What to work on: Look through the data below. Show each line where the string "matplotlib" occurs.

[Start Collected data]

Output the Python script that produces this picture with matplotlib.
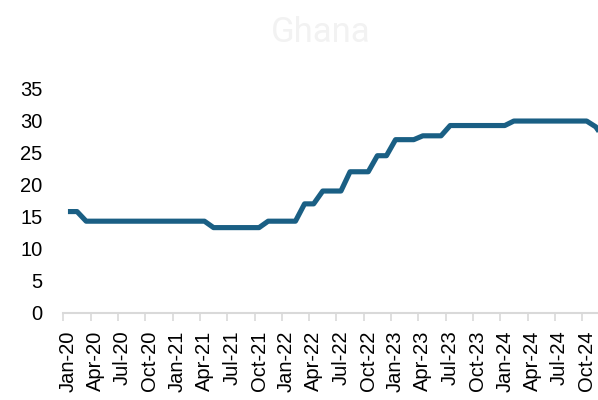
import numpy as np
import matplotlib.pyplot as plt

# monthly series, Jan-20 .. Dec-24
months = ["Jan-20", "Feb-20", "Mar-20", "Apr-20", "May-20", "Jun-20", "Jul-20", "Aug-20", "Sep-20", "Oct-20", "Nov-20", "Dec-20",
          "Jan-21", "Feb-21", "Mar-21", "Apr-21", "May-21", "Jun-21", "Jul-21", "Aug-21", "Sep-21", "Oct-21", "Nov-21", "Dec-21",
          "Jan-22", "Feb-22", "Mar-22", "Apr-22", "May-22", "Jun-22", "Jul-22", "Aug-22", "Sep-22", "Oct-22", "Nov-22", "Dec-22",
          "Jan-23", "Feb-23", "Mar-23", "Apr-23", "May-23", "Jun-23", "Jul-23", "Aug-23", "Sep-23", "Oct-23", "Nov-23", "Dec-23",
          "Jan-24", "Feb-24", "Mar-24", "Apr-24", "May-24", "Jun-24", "Jul-24", "Aug-24", "Sep-24", "Oct-24", "Nov-24", "Dec-24"]
rate = [15.8, 15.8, 14.3, 14.3, 14.3, 14.3, 14.3, 14.3, 14.3, 14.3, 14.3, 14.3,
        14.3, 14.3, 14.3, 14.3, 13.3, 13.3, 13.3, 13.3, 13.3, 13.3, 14.3, 14.3,
        14.3, 14.3, 17.0, 17.0, 19.0, 19.0, 19.0, 22.0, 22.0, 22.0, 24.5, 24.5,
        27.0, 27.0, 27.0, 27.6, 27.6, 27.6, 29.2, 29.2, 29.2, 29.2, 29.2, 29.2,
        29.2, 29.9, 29.9, 29.9, 29.9, 29.9, 29.9, 29.9, 29.9, 29.9, 29.0, 27.0]
yticks = [0, 5, 10, 15, 20, 25, 30, 35]

plt.rcParams['font.family'] = ['Liberation Sans', 'DejaVu Sans']

fig = plt.figure(figsize=(5.98, 4.0), dpi=100)
# plot area runs past the right edge, like the cropped original
ax = fig.add_axes([63.4 / 598, 1 - 313 / 400, 546 / 598, (313 - 88.3) / 400])

x = np.arange(len(rate))
ax.plot(x, rate, color="#1a5f84", lw=3.7, solid_joinstyle="round", solid_capstyle="butt", clip_on=False)

ax.set_xlim(-0.5, len(rate) - 0.5)
ax.set_ylim(0, 35)
ax.set_yticks(yticks)
ax.tick_params(axis="y", length=0, pad=15, labelsize=14.5)

# labels at category centres, tick marks on category boundaries
ax.set_xticks(x[::3])
ax.set_xticklabels(months[::3], rotation=90)
ax.set_xticks(x[::3] - 0.5, minor=True)
ax.tick_params(axis="x", which="major", length=0, pad=12.5, labelsize=14.5)
ax.tick_params(axis="x", which="minor", length=5.5, width=1.2, color="#d9d9d9")

for s in ["top", "right", "left"]:
    ax.spines[s].set_visible(False)
ax.spines["bottom"].set_color("#d9d9d9")
ax.spines["bottom"].set_linewidth(1.5)

fig.text(320.5 / 598, 1 - 33 / 400, "Ghana", ha="center", va="center",
         fontsize=25, color="#f2f2f2", family=["Roboto", "DejaVu Sans"])

fig.savefig("out.png", dpi=100)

[End Collected data]

Answer to the exercise:
Output the Python script that produces this picture with matplotlib.
import matplotlib.pyplot as plt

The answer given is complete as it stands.